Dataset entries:
=-=-=-=-=
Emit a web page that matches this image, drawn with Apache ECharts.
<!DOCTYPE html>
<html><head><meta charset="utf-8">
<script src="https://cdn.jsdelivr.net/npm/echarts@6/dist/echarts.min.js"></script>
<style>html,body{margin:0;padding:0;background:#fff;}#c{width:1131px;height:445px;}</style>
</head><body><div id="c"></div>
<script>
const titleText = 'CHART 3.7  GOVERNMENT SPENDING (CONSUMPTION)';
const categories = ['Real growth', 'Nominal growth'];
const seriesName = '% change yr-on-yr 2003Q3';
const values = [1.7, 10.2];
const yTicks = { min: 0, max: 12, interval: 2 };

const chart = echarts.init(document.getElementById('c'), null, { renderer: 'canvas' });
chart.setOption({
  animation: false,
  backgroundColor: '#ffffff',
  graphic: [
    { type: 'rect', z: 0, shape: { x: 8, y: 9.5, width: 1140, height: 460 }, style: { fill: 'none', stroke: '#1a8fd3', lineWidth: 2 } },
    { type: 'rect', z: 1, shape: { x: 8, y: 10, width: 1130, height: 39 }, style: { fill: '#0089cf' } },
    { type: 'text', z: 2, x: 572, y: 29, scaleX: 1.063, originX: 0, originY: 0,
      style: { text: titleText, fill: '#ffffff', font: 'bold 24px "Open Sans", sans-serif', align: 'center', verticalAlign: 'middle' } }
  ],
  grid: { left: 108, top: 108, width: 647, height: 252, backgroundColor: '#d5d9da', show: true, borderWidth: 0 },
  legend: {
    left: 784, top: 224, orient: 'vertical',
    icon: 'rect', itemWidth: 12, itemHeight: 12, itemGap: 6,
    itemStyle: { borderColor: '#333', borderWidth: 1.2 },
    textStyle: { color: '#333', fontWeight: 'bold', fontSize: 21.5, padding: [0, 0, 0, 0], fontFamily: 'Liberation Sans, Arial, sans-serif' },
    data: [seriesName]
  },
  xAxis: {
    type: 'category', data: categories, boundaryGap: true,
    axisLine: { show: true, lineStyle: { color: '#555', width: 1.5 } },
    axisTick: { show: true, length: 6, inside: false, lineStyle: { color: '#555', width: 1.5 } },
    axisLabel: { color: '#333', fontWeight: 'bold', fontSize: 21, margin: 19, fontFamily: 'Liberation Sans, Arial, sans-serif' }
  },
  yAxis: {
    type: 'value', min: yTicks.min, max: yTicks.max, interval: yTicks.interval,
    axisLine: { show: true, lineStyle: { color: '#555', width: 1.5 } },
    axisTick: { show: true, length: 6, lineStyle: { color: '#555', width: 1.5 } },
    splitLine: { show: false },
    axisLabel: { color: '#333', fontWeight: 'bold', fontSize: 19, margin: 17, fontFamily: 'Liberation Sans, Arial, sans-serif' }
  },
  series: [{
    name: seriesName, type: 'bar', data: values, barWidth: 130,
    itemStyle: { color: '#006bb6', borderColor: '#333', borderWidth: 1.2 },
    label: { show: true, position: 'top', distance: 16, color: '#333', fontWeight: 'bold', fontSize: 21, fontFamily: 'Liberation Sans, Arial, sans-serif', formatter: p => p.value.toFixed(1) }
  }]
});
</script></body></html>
=-=-=-=-=
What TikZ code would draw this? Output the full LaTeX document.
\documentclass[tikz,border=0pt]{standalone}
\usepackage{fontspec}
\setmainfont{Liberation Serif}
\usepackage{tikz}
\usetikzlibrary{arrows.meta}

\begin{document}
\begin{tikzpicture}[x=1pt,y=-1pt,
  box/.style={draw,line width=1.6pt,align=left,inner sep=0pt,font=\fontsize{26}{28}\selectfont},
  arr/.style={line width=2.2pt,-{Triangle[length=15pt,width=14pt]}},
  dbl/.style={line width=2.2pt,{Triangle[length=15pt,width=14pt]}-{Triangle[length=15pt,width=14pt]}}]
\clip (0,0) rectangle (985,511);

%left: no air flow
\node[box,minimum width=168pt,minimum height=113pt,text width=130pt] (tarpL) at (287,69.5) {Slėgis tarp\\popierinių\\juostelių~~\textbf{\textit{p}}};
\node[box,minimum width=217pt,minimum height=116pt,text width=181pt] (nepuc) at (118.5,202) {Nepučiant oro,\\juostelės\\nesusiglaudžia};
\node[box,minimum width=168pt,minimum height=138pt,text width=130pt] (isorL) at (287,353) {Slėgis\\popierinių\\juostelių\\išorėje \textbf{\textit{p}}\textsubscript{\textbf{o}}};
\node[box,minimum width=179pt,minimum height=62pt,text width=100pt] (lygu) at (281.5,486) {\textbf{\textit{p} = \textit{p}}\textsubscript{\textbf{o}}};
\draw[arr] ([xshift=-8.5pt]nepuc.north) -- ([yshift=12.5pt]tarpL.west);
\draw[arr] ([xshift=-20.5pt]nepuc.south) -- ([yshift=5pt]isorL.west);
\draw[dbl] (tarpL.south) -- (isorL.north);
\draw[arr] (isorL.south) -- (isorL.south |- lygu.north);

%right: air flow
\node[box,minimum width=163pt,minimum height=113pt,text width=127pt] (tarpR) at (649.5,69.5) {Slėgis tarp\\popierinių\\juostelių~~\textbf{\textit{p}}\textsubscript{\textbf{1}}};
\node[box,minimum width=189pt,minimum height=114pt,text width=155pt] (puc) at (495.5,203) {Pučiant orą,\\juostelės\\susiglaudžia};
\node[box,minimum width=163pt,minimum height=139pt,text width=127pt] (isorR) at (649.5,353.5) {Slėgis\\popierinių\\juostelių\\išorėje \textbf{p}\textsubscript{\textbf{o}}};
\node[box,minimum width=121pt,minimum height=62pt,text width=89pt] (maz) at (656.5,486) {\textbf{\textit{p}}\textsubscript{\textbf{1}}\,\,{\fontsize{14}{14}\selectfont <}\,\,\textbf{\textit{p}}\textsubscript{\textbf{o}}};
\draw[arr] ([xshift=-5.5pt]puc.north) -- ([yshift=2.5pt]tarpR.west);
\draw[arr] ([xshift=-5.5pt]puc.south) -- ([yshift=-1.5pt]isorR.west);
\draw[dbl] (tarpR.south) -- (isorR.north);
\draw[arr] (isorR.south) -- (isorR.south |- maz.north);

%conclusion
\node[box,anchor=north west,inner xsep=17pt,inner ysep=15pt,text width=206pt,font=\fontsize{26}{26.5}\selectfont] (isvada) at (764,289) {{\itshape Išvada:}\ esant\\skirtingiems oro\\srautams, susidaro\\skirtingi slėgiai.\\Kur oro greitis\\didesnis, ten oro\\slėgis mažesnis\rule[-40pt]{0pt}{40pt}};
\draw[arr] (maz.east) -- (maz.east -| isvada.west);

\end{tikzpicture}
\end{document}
=-=-=-=-=
> _The task_: In the entries above, locate every line with the word "this" and copy it.

> _Full solution_:
Emit a web page that matches this image, drawn with Apache ECharts.
What TikZ code would draw this? Output the full LaTeX document.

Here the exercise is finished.